#OYSOWA2017: A former Zimbabwean Vice President, Dr. Joice Mujuru and a former First Lady of Liberia, Senator Jewel Howard-Taylor, have urged women to brace themselves for top political and corporate leadership role instead of resigning to the fate of weaker sex tag.
The OYSOWA summit which brings together not only wives of elected and appointed political office holders, but also women from all nooks and strata of society, to deliberate on issues affecting women and children.
Since inception, resource persons and women entrepreneurs across the African continent have come to this annual event to share their wealth of knowledge and experience with our women here in Oyo State and women across the nation held in Ibadan Yesterday.

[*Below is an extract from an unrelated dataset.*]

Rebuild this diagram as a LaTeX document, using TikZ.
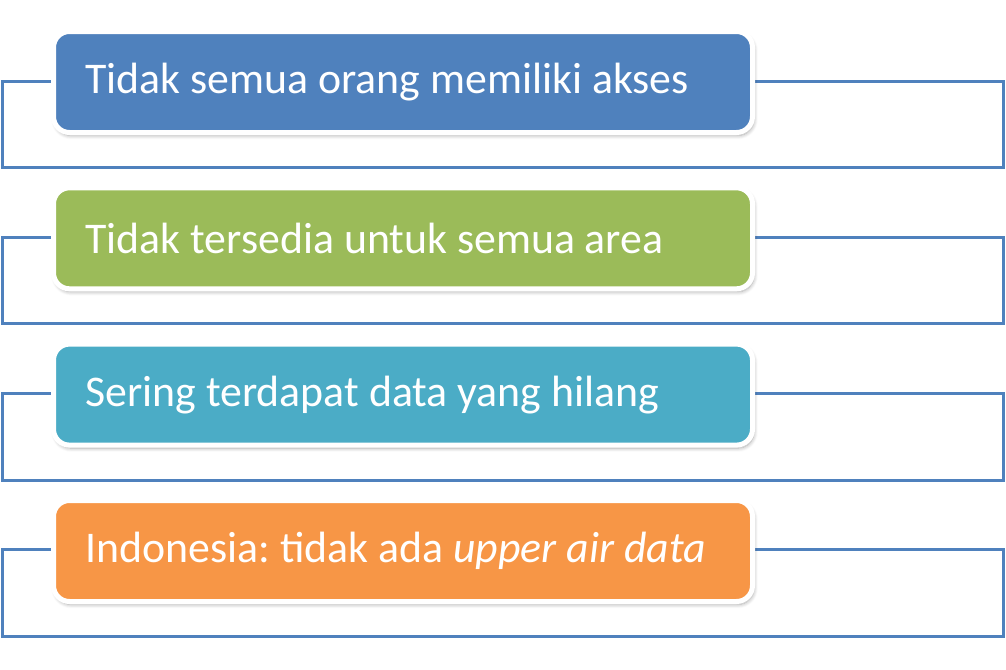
\documentclass[tikz,border=0pt]{standalone}
\usepackage{fontspec}
\setmainfont{Carlito}
\usepackage{xcolor}
\usetikzlibrary{shadows.blur}

\definecolor{itemBlue}{HTML}{4F81BD}
\definecolor{itemGreen}{HTML}{9BBB59}
\definecolor{itemAqua}{HTML}{4BACC6}
\definecolor{itemOrange}{HTML}{F79646}

\tikzset{
  itembox/.style={rectangle, draw=white, line width=2.5pt, rounded corners=8pt,
    minimum width=349.5pt, minimum height=50.5pt, inner xsep=16pt,
    text width=317.5pt, align=flush left, text=white,
    font=\fontsize{21.9}{25}\selectfont\frenchspacing,
    blur shadow={shadow xshift=0.8pt, shadow yshift=-1.5pt, shadow blur steps=6, shadow opacity=35}},
  framebox/.style={rectangle, draw=itemBlue, line width=1.5pt,
    minimum width=500.25pt, minimum height=43.25pt}
}

\begin{document}
\begin{tikzpicture}[x=0.5pt, y=-0.5pt]
    \useasboundingbox (0,0) rectangle (1006,669);

    % outline frames behind the items
    \node (frame1) [framebox] at (502.75,124.25) {};
    \node (frame2) [framebox] at (502.75,280.6) {};
    \node (frame3) [framebox] at (502.75,436.9) {};
    \node (frame4) [framebox] at (502.75,593.2) {};

    % coloured items
    \node (box1) [itembox, fill=itemBlue] at (403,82) {Tidak semua orang memiliki akses};
    \node (box2) [itembox, fill=itemGreen] at (403,238.3) {Tidak tersedia untuk semua area};
    \node (box3) [itembox, fill=itemAqua] at (403,394.6) {Sering terdapat data yang hilang};
    \node (box4) [itembox, fill=itemOrange] at (403,551) {Indonesia: tidak ada \textit{upper air data}};
\end{tikzpicture}
\end{document}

The three-day annual summit, which was themed, “The resilient woman: making a difference,” was organised by the Officials’ Wives’ Association (OYSOWA), under the auspices of the wife of Oyo State Governor, Mrs. Florence Ajimobi.
The event, which attracted more than 1,000 delegates across the country, was also graced by four Governors: Mr. Akinwumi Ambode (Lagos State), Mr. Seriake Dickson (Bayelsa State); Ogbeni Rauf Aregbesola (Osun State) and their host, Senator Abiola Ajimobi.
On hand to lend support to one of their own were the wives of the governors of Lagos, Enugu, Abia, Osun, Imo, Delta, Nasarawa, Edo, Ogun , Kebbi and Zamfara States; while those of Sokoto, Ondo and Ekiti States were represented.
Mujuru, who delivered a keynote address, urged women to stop placing themselves at the mercy of men, urging them to brace themselves for the challenges of leadership at the top echelon of all spheres of human endeavours.
She said that her emergence as the first female vice president of Zimbabwe in 2004, a position she held for ten years, did not come on a platter of gold, having been in the trenches with the Zimbabwean liberators since 1973.
According to her, women must be inspired to rise to the occasion even when the challenge appeared to be daunting and insurmountable.
She said, “We must have the desire to make a positive transnational difference and not be satisfied by being helpers of men. We must run business and be leaders of nation not rulers.
“Our desire must not only be about making monies, but the difference we make in people’s lives. The major driver behind our positive transformation must be anchored on our ability to implement a unique vision, which must arouse the consciousness of the African society.
“We cannot continue to play a second fiddle simply because of gender. We must rise to the occasion. We should no longer accept the tag of a weaker sex.”
In her address, Howard-Taylor, who is a ranking senator and running mate to the presidential candidate the Coalition for Democratic Change, Mr. George Weah, in the Liberian presidential election, also echoed similar sentiments.
She said, “Women are currently in difficult circumstances across our world and especially, in Africa; as we struggle to deal with issues of violence against women, unequal opportunity and lack of economic opportunities.
“Resilience is a life journey. I dare not say that it is something you wake up in the morning and you have. But you have to go through the fire and get better and become a more resilient person. There is something you can do now in your shape your life.
“Women must tell their own stories to inspire those who think they cannot make it to the top. Seek help when you need it. You will be surprised that many people will be willing to help. We must mentor the next generation of women leaders.
“If you put woman in a position of authority, you have put somebody in charge of maternal mortality, you have put somebody in charge of emancipation of women; you have put somebody in charge of campaign against violence and other vices against women and children.
“In a 30-member Liberian Senate, I was just one of the only three women. There is this particular guy that was constantly my harasser each time I made attempt to speak, all because my husband was a former president. But, one day I decided to square up against him and that was the day I gained freedom from him.”
In their separate addresses, Ajimobi, Dickson, Ambode and Aregbesola said that women had pivotal roles to play in the development of the country.
They stressed that men would find it difficult to change the society without the support of women.
The chief hostess of the event, Mrs. Ajimobi, said that the conference was initiated in 2012 to support the state government’s three-point agenda of restoration, transformation and repositioning of the state to its pacesetter status.
Annually, she said that OYSOWA assembles women for the conference to prepare them for the challenges of life and position them to be in good stead to support their families; while she said it was also an avenue to recognize women achievers.
Ajimobi said, “The theme for this year’s summit was coined out of our appraisal of the life of the average woman and how she is able to survive and succeed against all odds. In the course of this appraisal, we discovered that the greatest strength of a successful woman is her resilience.
“A woman is therefore only able to make a difference in her society and the world at large if she is able to recover quickly from the setbacks and vicissitudes that life may throw across her path. These setbacks could be financial, physical, emotional or even psychological.
“It is not these drawbacks that matter but how we are able to deal with them and return to status quo after being bent, compressed or stretched by the issues of life.
“To call woman the weaker sex is a libel. It is man’s injustice to woman. If strength is assumed to be brute strength, then indeed women are less brute than men. If strength is assumed to be moral power, then women are immeasurably superior to men.”